King IV specifically states that independent non-executive directors may serve for longer than nine years if a vigorous assessment is conducted annually to establish that the director “exercises objective judgement and there is no interest, position, association or relationship which, when judged from the perspective of a reasonable and informed third party, is likely to influence unduly or cause bias in decision-making” (Recommended Practice 29).
“The litmus test must always be the individual director’s contribution to the board, not his or her length of service,” Foster argues. “By the same token, a wholesale rotation of the board unless particular circumstances dictate risks losing institutional memory, which in turn could compromise the board’s ability to govern effectively.”
Another consideration is that long-tenured directors can actually make a positive contribution to the organisation’s performance. Research shows that in the United States, where there are no explicit term limits for directors, 24% of independent directors have “continuously served in the same firm for fifteen years or more”. The research shows that firms with one such long-tenured director “exhibit superior performance, a lower risk of outside litigation, and higher disclosure and information acquisition”.
Foster adds that there are no hard-and-fast rules. Some directors can retain their independence over many years, while others remain valuable but might need to be reclassified simply as ‘non-executive” over time.
Given the concern that many institutional investors feel about the independence of non-executives, Foster says that boards should take steps to evaluate the independence of long-serving directors rigorously and to communicate both their methodology and the reasons for their conclusions.
“Disclosure is one of the pillars of King IV because it supports the imperative to apply the practices, not for their own sake, but to achieve the outcomes outlined in its 17 Principles,’ he says. “Having a good succession plan in place is further evidence of ongoing and meaningful evaluation, as are structured opportunities for key institutional shareholders to meet with independent directors.”

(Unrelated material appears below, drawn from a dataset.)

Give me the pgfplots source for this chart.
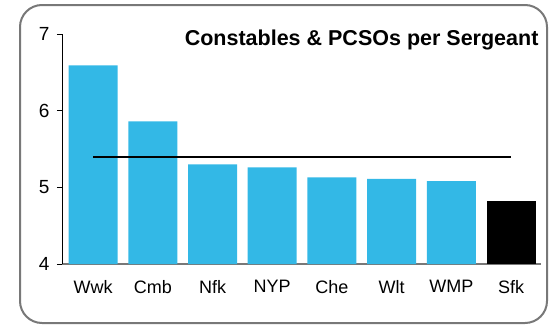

Vikeshni Vandayar, Executive: Governance and Corporate Services at the IoDSA, says that the Institute is currently developing an online tool that organisations can use to probe the independence of their governing bodies. “Assessing independence is part of our board appraisal process, but we have realised that there is a need for a standalone product to guide boards. There are many dimensions to independence, and they are affected by the legislation and governance codes that apply.”